Everything from the first line to the line containing "import plotly.graph_objects as go" is to be repeated exactly; nothing past it.
=======
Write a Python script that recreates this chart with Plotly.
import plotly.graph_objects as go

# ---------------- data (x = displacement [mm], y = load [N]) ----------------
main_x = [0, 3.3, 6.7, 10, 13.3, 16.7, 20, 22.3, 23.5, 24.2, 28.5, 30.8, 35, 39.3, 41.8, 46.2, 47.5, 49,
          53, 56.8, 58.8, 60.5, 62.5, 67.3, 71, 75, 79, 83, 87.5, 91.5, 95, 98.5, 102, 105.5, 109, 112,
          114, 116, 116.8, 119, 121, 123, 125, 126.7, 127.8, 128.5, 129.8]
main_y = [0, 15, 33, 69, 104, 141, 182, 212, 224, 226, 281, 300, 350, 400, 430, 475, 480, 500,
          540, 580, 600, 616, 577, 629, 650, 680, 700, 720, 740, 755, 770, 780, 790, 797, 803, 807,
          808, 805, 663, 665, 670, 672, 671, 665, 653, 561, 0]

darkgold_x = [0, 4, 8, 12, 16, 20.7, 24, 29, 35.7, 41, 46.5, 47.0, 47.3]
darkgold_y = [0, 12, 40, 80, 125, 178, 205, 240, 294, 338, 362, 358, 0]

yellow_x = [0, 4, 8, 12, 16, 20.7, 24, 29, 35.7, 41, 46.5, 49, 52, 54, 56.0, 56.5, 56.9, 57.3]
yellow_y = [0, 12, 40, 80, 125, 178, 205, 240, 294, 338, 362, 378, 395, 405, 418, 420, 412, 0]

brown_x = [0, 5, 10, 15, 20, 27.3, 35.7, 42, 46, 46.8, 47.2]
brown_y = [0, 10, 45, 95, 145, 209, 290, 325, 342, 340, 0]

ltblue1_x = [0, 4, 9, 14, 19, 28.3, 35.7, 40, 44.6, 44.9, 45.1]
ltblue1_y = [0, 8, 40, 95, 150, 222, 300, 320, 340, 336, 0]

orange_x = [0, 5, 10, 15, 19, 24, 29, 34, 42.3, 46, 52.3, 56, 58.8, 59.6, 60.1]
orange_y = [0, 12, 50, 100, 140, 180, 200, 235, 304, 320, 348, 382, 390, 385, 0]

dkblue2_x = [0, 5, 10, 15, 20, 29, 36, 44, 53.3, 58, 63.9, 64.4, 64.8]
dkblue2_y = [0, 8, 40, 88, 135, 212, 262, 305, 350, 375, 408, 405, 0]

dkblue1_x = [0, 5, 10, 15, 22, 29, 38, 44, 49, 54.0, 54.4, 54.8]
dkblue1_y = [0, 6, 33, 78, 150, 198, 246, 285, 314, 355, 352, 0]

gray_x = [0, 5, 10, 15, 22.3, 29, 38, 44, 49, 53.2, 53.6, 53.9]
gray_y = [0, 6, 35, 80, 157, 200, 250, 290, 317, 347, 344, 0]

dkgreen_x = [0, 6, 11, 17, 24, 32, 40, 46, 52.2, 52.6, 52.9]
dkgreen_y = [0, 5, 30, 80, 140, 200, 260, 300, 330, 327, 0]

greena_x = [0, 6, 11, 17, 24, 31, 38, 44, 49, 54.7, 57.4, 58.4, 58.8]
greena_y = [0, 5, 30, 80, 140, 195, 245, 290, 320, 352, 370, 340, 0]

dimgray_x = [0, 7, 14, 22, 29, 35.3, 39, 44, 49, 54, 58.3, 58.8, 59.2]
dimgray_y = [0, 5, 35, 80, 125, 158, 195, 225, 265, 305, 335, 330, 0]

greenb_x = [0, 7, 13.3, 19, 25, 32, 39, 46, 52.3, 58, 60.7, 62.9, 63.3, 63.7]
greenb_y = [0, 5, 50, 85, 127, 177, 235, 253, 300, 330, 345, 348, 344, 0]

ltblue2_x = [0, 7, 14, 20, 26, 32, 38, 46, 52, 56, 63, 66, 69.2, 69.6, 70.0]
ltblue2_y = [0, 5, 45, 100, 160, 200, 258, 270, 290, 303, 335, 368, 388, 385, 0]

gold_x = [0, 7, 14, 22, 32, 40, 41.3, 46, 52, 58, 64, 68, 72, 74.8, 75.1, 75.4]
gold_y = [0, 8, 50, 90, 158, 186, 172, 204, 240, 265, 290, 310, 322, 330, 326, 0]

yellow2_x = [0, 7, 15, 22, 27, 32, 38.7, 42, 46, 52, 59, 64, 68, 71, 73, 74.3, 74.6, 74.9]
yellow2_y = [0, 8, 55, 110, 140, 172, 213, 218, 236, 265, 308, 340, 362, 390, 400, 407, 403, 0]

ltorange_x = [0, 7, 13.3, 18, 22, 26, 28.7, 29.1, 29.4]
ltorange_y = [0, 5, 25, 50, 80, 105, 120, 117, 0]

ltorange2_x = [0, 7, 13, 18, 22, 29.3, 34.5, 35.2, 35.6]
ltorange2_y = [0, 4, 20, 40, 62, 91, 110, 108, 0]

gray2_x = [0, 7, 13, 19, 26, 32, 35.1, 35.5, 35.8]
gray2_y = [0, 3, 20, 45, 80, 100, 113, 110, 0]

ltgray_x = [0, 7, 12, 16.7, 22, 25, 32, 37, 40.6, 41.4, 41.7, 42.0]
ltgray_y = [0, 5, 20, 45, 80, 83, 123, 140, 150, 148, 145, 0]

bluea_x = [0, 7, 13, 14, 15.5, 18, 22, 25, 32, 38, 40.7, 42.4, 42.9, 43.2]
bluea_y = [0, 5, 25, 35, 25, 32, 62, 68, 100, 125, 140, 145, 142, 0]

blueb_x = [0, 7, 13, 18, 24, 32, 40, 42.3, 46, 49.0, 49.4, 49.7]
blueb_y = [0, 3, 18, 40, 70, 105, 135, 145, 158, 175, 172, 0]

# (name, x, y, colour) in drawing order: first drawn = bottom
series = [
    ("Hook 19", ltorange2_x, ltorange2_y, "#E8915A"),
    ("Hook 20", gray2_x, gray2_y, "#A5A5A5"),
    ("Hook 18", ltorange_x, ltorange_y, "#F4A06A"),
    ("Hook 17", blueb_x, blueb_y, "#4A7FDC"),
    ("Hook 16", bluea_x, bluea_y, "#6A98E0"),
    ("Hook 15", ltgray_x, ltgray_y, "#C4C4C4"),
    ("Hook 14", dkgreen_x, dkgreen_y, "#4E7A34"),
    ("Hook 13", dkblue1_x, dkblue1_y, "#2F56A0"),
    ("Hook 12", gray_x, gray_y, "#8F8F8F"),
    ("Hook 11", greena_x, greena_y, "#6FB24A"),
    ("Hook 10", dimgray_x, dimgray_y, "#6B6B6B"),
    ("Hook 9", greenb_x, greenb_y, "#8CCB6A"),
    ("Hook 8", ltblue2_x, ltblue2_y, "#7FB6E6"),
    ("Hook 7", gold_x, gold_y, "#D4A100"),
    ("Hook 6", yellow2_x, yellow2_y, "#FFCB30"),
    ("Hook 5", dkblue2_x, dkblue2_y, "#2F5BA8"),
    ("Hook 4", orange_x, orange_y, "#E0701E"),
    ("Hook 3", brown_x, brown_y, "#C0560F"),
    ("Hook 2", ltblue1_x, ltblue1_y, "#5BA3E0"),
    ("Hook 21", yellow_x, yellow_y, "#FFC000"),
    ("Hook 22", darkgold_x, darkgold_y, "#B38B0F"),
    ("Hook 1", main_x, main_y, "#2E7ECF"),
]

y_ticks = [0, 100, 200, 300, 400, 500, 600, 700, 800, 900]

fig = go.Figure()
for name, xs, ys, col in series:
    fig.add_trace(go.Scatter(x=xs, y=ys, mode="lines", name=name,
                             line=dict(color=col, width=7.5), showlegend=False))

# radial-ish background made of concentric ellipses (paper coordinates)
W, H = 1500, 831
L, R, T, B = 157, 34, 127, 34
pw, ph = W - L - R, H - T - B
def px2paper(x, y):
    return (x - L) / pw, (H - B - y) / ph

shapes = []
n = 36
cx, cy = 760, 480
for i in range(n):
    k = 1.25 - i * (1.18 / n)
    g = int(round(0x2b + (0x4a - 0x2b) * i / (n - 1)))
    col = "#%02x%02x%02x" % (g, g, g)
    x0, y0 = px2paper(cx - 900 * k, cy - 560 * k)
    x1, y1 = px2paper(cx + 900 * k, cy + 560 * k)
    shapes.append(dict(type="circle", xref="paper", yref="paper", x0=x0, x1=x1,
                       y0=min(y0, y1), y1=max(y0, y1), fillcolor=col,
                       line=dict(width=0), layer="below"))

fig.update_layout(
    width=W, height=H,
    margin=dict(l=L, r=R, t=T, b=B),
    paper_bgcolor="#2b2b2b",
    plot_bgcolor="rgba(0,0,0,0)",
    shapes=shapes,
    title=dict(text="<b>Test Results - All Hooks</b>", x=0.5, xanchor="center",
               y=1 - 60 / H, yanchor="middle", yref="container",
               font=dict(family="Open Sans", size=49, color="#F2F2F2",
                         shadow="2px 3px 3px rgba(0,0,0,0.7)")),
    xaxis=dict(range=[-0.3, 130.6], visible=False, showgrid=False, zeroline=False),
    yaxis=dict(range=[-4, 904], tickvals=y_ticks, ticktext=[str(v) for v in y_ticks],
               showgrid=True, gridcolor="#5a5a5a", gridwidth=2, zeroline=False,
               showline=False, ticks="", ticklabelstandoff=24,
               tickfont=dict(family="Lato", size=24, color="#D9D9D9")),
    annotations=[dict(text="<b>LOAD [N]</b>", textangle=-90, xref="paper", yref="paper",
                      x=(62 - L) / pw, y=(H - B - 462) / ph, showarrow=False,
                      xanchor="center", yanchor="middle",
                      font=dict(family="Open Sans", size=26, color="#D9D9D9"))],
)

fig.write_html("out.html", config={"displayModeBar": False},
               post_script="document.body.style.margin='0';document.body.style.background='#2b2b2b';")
=======
◆ **Reply to the task**:
Write a Python script that recreates this chart with Plotly.
import plotly.graph_objects as go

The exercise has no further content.